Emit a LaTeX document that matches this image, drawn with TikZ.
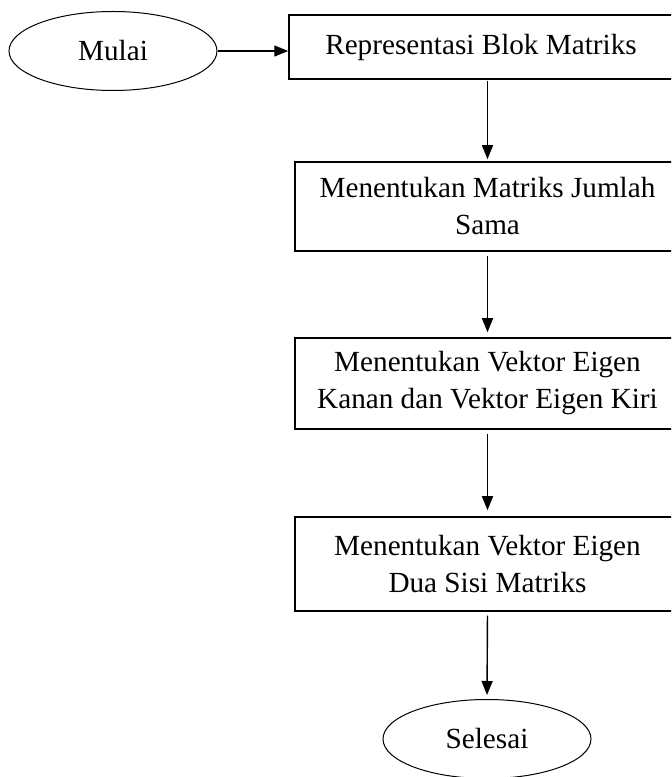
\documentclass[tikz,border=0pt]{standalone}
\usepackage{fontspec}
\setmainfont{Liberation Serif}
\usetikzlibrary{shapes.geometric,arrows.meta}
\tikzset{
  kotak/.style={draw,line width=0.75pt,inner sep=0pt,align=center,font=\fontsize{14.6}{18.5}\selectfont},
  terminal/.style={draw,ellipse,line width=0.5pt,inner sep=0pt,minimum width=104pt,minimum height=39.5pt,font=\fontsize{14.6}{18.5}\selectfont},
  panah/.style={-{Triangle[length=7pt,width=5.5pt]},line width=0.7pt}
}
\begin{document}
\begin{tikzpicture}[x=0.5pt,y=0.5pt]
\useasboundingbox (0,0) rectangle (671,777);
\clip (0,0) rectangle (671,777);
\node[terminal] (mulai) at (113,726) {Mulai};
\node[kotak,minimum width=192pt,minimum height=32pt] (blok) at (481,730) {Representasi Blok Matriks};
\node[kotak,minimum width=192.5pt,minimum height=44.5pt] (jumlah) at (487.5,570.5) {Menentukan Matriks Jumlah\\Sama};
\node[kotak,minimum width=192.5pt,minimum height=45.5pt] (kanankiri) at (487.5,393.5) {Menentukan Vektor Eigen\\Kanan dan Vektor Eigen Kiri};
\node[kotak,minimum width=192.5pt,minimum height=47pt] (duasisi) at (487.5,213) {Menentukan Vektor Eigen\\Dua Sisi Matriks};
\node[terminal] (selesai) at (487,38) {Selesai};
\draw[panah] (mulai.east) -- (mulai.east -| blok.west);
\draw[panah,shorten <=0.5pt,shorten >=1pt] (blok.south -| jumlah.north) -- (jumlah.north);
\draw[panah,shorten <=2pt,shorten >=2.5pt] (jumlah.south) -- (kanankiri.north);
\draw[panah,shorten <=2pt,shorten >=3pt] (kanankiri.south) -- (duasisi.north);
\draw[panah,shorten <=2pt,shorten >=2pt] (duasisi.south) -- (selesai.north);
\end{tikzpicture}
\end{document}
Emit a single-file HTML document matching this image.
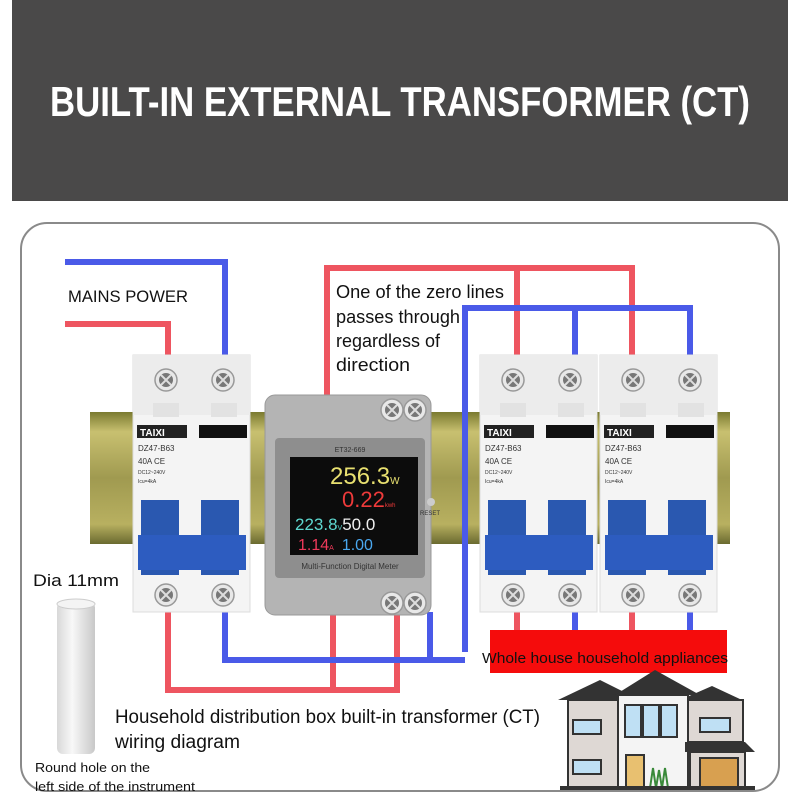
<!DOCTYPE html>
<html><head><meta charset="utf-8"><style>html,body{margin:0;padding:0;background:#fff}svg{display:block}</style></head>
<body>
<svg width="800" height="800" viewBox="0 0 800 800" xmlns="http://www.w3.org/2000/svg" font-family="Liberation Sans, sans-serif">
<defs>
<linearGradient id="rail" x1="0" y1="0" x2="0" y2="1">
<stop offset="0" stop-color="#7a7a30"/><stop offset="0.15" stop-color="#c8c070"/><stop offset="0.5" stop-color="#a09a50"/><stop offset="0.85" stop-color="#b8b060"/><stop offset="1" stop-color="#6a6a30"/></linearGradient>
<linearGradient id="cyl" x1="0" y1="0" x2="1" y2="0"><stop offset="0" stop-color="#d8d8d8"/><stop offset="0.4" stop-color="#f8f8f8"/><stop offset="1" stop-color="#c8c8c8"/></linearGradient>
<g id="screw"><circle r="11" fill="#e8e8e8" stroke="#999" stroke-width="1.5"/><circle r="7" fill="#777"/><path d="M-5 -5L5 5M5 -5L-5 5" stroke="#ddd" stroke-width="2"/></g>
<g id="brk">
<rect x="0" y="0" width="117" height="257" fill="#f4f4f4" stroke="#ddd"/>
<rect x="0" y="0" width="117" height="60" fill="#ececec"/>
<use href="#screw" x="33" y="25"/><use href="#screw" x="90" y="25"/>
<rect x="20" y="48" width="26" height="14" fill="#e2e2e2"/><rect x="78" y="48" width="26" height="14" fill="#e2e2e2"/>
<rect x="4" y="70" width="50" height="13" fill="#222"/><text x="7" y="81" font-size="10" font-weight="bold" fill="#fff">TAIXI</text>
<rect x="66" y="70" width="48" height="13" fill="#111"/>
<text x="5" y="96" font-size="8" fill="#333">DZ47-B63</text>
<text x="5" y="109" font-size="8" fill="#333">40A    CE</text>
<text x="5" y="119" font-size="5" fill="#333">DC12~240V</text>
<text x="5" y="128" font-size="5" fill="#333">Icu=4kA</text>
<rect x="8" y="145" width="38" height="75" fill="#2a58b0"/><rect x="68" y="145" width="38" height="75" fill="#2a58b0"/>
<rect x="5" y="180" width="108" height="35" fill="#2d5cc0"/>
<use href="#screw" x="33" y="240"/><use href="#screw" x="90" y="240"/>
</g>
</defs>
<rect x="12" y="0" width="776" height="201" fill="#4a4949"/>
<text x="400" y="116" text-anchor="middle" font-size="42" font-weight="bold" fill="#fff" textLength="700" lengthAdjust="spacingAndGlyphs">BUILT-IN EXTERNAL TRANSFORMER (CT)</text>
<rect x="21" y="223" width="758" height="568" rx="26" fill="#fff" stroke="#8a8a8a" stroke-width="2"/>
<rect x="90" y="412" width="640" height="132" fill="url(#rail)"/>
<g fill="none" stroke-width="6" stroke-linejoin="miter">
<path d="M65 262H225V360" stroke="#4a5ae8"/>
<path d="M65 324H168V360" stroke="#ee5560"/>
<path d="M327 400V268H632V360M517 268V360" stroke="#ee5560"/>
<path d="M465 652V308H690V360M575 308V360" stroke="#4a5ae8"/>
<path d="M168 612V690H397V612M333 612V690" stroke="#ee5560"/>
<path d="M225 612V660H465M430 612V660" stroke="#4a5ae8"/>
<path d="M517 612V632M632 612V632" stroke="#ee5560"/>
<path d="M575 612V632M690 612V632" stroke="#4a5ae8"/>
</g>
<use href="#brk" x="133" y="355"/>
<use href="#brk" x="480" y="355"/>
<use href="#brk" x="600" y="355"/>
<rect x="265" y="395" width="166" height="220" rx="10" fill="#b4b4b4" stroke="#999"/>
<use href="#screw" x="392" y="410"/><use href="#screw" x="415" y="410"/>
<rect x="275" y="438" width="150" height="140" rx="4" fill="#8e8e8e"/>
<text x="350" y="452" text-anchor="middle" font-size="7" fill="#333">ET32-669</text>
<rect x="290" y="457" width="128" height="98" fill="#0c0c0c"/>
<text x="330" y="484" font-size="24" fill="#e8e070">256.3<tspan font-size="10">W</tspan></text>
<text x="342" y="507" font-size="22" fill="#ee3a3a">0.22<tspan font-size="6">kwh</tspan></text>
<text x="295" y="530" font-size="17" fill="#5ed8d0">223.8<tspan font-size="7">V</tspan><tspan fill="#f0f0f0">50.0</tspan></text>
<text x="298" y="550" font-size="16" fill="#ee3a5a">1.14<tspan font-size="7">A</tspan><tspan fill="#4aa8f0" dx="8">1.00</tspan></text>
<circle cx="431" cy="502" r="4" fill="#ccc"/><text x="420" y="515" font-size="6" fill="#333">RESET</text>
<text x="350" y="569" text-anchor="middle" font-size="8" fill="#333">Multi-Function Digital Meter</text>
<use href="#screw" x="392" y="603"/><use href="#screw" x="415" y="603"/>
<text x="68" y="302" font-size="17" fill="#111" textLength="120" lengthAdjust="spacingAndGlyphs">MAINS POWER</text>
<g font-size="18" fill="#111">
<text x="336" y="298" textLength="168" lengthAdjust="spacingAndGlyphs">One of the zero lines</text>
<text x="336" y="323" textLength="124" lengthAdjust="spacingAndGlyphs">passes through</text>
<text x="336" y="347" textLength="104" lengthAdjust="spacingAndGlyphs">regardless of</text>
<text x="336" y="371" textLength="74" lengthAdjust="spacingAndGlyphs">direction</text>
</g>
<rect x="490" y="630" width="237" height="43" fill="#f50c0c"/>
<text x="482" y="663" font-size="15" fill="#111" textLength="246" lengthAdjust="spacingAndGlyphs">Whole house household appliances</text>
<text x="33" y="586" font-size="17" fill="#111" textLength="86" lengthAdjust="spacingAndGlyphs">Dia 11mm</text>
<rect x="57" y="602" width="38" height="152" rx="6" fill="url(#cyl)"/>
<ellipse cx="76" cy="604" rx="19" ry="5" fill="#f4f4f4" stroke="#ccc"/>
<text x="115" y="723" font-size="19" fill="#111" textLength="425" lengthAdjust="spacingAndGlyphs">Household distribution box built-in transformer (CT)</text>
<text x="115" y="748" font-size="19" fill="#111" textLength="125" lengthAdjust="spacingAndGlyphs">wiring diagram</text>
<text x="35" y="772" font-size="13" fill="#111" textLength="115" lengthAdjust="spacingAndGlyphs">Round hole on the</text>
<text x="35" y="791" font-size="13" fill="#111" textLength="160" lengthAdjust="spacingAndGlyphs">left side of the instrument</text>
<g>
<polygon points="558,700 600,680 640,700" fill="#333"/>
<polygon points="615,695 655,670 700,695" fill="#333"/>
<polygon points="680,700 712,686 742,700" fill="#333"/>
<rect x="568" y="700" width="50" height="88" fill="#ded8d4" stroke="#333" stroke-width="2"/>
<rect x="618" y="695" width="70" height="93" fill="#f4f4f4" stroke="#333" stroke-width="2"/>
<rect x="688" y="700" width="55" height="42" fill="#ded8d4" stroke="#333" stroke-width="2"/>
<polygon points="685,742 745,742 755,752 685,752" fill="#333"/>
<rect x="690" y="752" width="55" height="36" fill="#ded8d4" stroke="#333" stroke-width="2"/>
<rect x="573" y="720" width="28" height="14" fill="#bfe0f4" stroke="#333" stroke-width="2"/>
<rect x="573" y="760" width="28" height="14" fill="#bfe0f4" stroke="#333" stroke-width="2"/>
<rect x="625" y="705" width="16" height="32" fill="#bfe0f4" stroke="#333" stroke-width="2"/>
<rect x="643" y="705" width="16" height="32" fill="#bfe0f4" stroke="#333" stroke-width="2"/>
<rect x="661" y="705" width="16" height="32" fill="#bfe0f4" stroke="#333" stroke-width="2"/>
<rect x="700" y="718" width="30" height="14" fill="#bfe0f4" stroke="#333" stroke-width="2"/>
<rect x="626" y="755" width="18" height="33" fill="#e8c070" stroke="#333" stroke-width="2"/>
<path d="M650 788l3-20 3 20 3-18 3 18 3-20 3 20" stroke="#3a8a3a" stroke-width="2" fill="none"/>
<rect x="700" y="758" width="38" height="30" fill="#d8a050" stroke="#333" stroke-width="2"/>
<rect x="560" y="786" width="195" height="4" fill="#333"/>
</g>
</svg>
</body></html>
= = = =
TASK REQUIREMENTS:
Give only the count of lines in the data that include the string "Emit".

WRITTEN ANSWER:
2